The analysis of whether a liquidated-damages clause is a penalty because it overcompensates the non-breaching party is fundamentally different from the analysis of whether a liquidated-damages clause undercompensates the non-breaching party, the latter analysis generally turning on whether the clause is unconscionable. Failing to understand and apply the different public-policy reasons behind these two arguments can be fatal to a contracting party’s position when faced with the (uncommon, but not unheard of) argument that a liquidated-damages clause is invalid because it is undercompensatory.

Has a party waived its right to challenge the validity of its liquidated-damages clause?

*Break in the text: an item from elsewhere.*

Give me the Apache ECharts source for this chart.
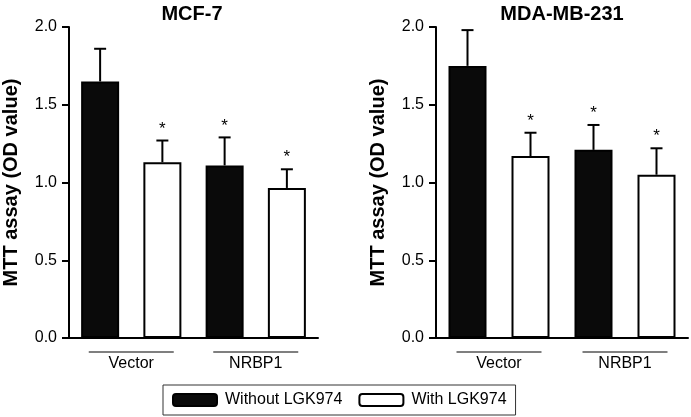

While the law of each jurisdiction prescribes the requirements for a valid liquidated-damages clause — which requirements define how one might attack a liquidated-damages clause as invalid — some contracts provide that one or both of the parties waive the right to challenge the clause as invalid. If a court enforces such a waiver to challenge the validity of a liquidated-damages clause, then whether the liquidated-damages clause would otherwise be valid is irrelevant. Agreeing to a liquidated-damages clause that one thinks is unenforceable with the hope of later challenging it as unenforceable is a risky endeavor, first, because one might not be able to establish that the clause fails to comply with legal requirements and, second, because one may have waived the right to challenge the clause’s validity.

What actual damages does the liquidated-damages clause liquidate?

Liquidated damages serve as an agreed-to substitute for actual damages. And a contract should clearly identify what specific, or categories of, damages the parties are liquidating.

In construction contracts, delay damages are the most commonly liquidated category of actual damages. But it is critical to understand whether a contract liquidates the entirety of the non-breaching party’s delay damages or only subcategories of delay damages. For example, in constructing a hotel, the project owner might expect to suffer various types of damages from the contractor’s delay, including, among others, lost revenue, increased loan costs, standby costs for hotel staff, delay costs of the owner’s separate contractors, storage costs for owner-furnished equipment and additional franchisor-inspection costs. If the parties agree to liquidate delay damages, then they should clearly spell out in the contract whether the liquidated damages cover all damages from delay or only selected subcategories of delay damages (and which ones).

Although the non-breaching party cannot recover both liquidated damages and the actual damages that the parties liquidated, merely agreeing to liquidate one category of damages does not by itself bar the non-breaching party from recovering actual damages for other categories of damages that the parties did not liquidate.

Have the parties sought to accurately estimate potential damages?

Because a prospective analysis of a liquidated-damages clause evaluates whether the liquidated-damages amount was a “fair estimate of potential damages at the time the parties entered into the contract,” a party should make a serious effort to accurately estimate the potential damages it seeks to liquidate. This effort should involve individuals familiar with the party’s accounting and financial records and, depending on the magnitude of potential damages, a party should consider hiring a consultant experienced in estimating construction costs. A front-end thorough, accurate, and documented analysis helps insulate a liquidated-damages clause from a back-end challenge to the clause as an unenforceable penalty.

Liquidating damages in a contract limits the time, cost and difficulty of proving or challenging actual damages and, equally importantly, provides the parties with valuable information to use in assessing their risks and in determining what actions to take during construction. Contracting parties should understand the purpose, limitations and benefits of such clauses.

by James P. Carney
James P. Carney focuses his law practice on construction litigation and government contracts in Carlton Fields’ Washington, DC office.